### WHAT TO WORK ON
Can you transcribe the data exactly? Leave the pictures out.
··· GIVEN INFORMATION ···
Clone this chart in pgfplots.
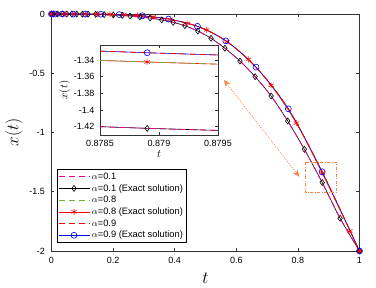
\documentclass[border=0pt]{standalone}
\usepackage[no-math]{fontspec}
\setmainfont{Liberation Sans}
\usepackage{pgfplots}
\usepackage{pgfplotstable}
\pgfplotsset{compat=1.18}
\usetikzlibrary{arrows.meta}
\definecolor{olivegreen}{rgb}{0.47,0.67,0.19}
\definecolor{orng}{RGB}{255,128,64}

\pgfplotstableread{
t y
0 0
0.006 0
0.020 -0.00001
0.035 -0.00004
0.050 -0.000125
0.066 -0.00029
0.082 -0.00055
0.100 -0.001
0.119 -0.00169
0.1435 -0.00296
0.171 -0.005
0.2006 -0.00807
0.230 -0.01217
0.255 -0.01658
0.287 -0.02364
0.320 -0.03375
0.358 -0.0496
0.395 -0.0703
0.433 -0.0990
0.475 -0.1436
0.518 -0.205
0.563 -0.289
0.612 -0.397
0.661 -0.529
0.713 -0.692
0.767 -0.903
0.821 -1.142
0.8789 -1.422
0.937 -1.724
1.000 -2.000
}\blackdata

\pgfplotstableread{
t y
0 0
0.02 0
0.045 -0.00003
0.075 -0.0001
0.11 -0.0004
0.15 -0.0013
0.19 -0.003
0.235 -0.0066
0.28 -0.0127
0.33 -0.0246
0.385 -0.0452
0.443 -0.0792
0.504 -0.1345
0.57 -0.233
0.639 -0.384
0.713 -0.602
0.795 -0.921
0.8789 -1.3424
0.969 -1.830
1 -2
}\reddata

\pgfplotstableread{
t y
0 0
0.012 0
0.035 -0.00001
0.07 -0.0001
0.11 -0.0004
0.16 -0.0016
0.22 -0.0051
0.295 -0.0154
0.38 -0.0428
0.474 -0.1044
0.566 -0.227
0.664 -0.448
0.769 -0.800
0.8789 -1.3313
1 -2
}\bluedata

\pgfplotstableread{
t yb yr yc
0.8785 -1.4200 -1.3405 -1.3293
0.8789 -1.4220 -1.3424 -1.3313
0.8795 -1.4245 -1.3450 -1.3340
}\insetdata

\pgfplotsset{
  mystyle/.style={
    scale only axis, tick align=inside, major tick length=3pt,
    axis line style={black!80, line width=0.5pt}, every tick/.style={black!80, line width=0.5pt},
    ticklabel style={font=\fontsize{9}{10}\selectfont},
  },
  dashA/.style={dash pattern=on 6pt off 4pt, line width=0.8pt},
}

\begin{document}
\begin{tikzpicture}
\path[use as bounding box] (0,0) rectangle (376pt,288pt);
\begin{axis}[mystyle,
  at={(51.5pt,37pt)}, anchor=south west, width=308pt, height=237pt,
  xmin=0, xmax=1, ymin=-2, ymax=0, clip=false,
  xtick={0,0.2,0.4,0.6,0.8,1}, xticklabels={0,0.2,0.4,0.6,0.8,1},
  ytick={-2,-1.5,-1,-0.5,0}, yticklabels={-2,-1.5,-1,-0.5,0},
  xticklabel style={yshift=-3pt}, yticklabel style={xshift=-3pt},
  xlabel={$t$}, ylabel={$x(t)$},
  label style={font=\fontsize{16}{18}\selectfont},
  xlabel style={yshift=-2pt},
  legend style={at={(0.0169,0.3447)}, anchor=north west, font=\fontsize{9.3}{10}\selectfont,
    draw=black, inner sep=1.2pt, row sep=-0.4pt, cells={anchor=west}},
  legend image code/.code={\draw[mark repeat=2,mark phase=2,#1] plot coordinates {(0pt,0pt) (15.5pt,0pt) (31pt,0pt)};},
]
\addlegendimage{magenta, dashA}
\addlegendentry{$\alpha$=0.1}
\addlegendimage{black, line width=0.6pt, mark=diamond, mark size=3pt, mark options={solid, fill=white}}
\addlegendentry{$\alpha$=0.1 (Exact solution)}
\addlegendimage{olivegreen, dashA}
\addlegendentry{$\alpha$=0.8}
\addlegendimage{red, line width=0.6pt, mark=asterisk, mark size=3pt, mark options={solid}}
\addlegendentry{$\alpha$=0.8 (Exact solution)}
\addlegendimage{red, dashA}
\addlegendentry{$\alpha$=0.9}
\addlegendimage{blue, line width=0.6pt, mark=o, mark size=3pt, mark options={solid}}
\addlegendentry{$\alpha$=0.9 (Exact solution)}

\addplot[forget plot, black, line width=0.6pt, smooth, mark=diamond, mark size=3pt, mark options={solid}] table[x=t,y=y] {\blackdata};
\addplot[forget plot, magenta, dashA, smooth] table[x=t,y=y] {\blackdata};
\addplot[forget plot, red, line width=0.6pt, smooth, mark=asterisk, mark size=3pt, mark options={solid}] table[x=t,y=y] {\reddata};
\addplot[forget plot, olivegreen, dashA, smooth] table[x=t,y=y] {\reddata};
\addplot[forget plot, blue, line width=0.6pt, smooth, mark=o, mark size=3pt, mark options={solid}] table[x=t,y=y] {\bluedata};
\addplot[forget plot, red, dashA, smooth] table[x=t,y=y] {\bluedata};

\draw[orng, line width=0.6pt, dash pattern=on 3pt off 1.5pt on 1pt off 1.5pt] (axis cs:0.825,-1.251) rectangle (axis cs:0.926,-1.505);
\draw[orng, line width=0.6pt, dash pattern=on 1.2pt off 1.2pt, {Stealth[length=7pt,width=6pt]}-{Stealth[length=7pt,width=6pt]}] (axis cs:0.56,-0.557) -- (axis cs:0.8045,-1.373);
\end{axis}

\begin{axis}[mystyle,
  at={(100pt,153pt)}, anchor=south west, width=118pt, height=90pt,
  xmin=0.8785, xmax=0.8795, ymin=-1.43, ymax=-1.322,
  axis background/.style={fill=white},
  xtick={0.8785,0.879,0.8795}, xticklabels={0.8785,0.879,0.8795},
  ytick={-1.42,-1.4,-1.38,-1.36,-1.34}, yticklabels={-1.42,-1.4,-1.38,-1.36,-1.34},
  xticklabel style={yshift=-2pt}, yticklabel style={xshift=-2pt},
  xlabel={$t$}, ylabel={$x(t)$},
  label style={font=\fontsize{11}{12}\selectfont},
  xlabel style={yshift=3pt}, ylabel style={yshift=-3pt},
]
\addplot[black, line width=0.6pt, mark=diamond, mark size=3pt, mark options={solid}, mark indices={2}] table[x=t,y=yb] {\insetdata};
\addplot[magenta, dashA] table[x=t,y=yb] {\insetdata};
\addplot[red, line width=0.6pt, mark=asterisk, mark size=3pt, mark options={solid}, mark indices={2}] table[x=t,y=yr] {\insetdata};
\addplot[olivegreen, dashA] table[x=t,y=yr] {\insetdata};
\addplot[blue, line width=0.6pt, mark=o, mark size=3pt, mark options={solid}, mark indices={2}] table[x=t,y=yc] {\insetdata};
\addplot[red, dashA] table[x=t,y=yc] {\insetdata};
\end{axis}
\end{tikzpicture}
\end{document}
···
### WRITTEN ANSWER
Clone this chart in pgfplots.
\documentclass[border=0pt]{standalone}
\usepackage[no-math]{fontspec}
\setmainfont{Liberation Sans}
\usepackage{pgfplots}
\usepackage{pgfplotstable}
\pgfplotsset{compat=1.18}
\usetikzlibrary{arrows.meta}
\definecolor{olivegreen}{rgb}{0.47,0.67,0.19}
\definecolor{orng}{RGB}{255,128,64}

\pgfplotstableread{
t y
0 0
0.006 0
0.020 -0.00001
0.035 -0.00004
0.050 -0.000125
0.066 -0.00029
0.082 -0.00055
0.100 -0.001
0.119 -0.00169
0.1435 -0.00296
0.171 -0.005
0.2006 -0.00807
0.230 -0.01217
0.255 -0.01658
0.287 -0.02364
0.320 -0.03375
0.358 -0.0496
0.395 -0.0703
0.433 -0.0990
0.475 -0.1436
0.518 -0.205
0.563 -0.289
0.612 -0.397
0.661 -0.529
0.713 -0.692
0.767 -0.903
0.821 -1.142
0.8789 -1.422
0.937 -1.724
1.000 -2.000
}\blackdata

\pgfplotstableread{
t y
0 0
0.02 0
0.045 -0.00003
0.075 -0.0001
0.11 -0.0004
0.15 -0.0013
0.19 -0.003
0.235 -0.0066
0.28 -0.0127
0.33 -0.0246
0.385 -0.0452
0.443 -0.0792
0.504 -0.1345
0.57 -0.233
0.639 -0.384
0.713 -0.602
0.795 -0.921
0.8789 -1.3424
0.969 -1.830
1 -2
}\reddata

\pgfplotstableread{
t y
0 0
0.012 0
0.035 -0.00001
0.07 -0.0001
0.11 -0.0004
0.16 -0.0016
0.22 -0.0051
0.295 -0.0154
0.38 -0.0428
0.474 -0.1044
0.566 -0.227
0.664 -0.448
0.769 -0.800
0.8789 -1.3313
1 -2
}\bluedata

\pgfplotstableread{
t yb yr yc
0.8785 -1.4200 -1.3405 -1.3293
0.8789 -1.4220 -1.3424 -1.3313
0.8795 -1.4245 -1.3450 -1.3340
}\insetdata

\pgfplotsset{
  mystyle/.style={
    scale only axis, tick align=inside, major tick length=3pt,
    axis line style={black!80, line width=0.5pt}, every tick/.style={black!80, line width=0.5pt},
    ticklabel style={font=\fontsize{9}{10}\selectfont},
  },
  dashA/.style={dash pattern=on 6pt off 4pt, line width=0.8pt},
}

\begin{document}
\begin{tikzpicture}
\path[use as bounding box] (0,0) rectangle (376pt,288pt);
\begin{axis}[mystyle,
  at={(51.5pt,37pt)}, anchor=south west, width=308pt, height=237pt,
  xmin=0, xmax=1, ymin=-2, ymax=0, clip=false,
  xtick={0,0.2,0.4,0.6,0.8,1}, xticklabels={0,0.2,0.4,0.6,0.8,1},
  ytick={-2,-1.5,-1,-0.5,0}, yticklabels={-2,-1.5,-1,-0.5,0},
  xticklabel style={yshift=-3pt}, yticklabel style={xshift=-3pt},
  xlabel={$t$}, ylabel={$x(t)$},
  label style={font=\fontsize{16}{18}\selectfont},
  xlabel style={yshift=-2pt},
  legend style={at={(0.0169,0.3447)}, anchor=north west, font=\fontsize{9.3}{10}\selectfont,
    draw=black, inner sep=1.2pt, row sep=-0.4pt, cells={anchor=west}},
  legend image code/.code={\draw[mark repeat=2,mark phase=2,#1] plot coordinates {(0pt,0pt) (15.5pt,0pt) (31pt,0pt)};},
]
\addlegendimage{magenta, dashA}
\addlegendentry{$\alpha$=0.1}
\addlegendimage{black, line width=0.6pt, mark=diamond, mark size=3pt, mark options={solid, fill=white}}
\addlegendentry{$\alpha$=0.1 (Exact solution)}
\addlegendimage{olivegreen, dashA}
\addlegendentry{$\alpha$=0.8}
\addlegendimage{red, line width=0.6pt, mark=asterisk, mark size=3pt, mark options={solid}}
\addlegendentry{$\alpha$=0.8 (Exact solution)}
\addlegendimage{red, dashA}
\addlegendentry{$\alpha$=0.9}
\addlegendimage{blue, line width=0.6pt, mark=o, mark size=3pt, mark options={solid}}
\addlegendentry{$\alpha$=0.9 (Exact solution)}

\addplot[forget plot, black, line width=0.6pt, smooth, mark=diamond, mark size=3pt, mark options={solid}] table[x=t,y=y] {\blackdata};
\addplot[forget plot, magenta, dashA, smooth] table[x=t,y=y] {\blackdata};
\addplot[forget plot, red, line width=0.6pt, smooth, mark=asterisk, mark size=3pt, mark options={solid}] table[x=t,y=y] {\reddata};
\addplot[forget plot, olivegreen, dashA, smooth] table[x=t,y=y] {\reddata};
\addplot[forget plot, blue, line width=0.6pt, smooth, mark=o, mark size=3pt, mark options={solid}] table[x=t,y=y] {\bluedata};
\addplot[forget plot, red, dashA, smooth] table[x=t,y=y] {\bluedata};

\draw[orng, line width=0.6pt, dash pattern=on 3pt off 1.5pt on 1pt off 1.5pt] (axis cs:0.825,-1.251) rectangle (axis cs:0.926,-1.505);
\draw[orng, line width=0.6pt, dash pattern=on 1.2pt off 1.2pt, {Stealth[length=7pt,width=6pt]}-{Stealth[length=7pt,width=6pt]}] (axis cs:0.56,-0.557) -- (axis cs:0.8045,-1.373);
\end{axis}

\begin{axis}[mystyle,
  at={(100pt,153pt)}, anchor=south west, width=118pt, height=90pt,
  xmin=0.8785, xmax=0.8795, ymin=-1.43, ymax=-1.322,
  axis background/.style={fill=white},
  xtick={0.8785,0.879,0.8795}, xticklabels={0.8785,0.879,0.8795},
  ytick={-1.42,-1.4,-1.38,-1.36,-1.34}, yticklabels={-1.42,-1.4,-1.38,-1.36,-1.34},
  xticklabel style={yshift=-2pt}, yticklabel style={xshift=-2pt},
  xlabel={$t$}, ylabel={$x(t)$},
  label style={font=\fontsize{11}{12}\selectfont},
  xlabel style={yshift=3pt}, ylabel style={yshift=-3pt},
]
\addplot[black, line width=0.6pt, mark=diamond, mark size=3pt, mark options={solid}, mark indices={2}] table[x=t,y=yb] {\insetdata};
\addplot[magenta, dashA] table[x=t,y=yb] {\insetdata};
\addplot[red, line width=0.6pt, mark=asterisk, mark size=3pt, mark options={solid}, mark indices={2}] table[x=t,y=yr] {\insetdata};
\addplot[olivegreen, dashA] table[x=t,y=yr] {\insetdata};
\addplot[blue, line width=0.6pt, mark=o, mark size=3pt, mark options={solid}, mark indices={2}] table[x=t,y=yc] {\insetdata};
\addplot[red, dashA] table[x=t,y=yc] {\insetdata};
\end{axis}
\end{tikzpicture}
\end{document}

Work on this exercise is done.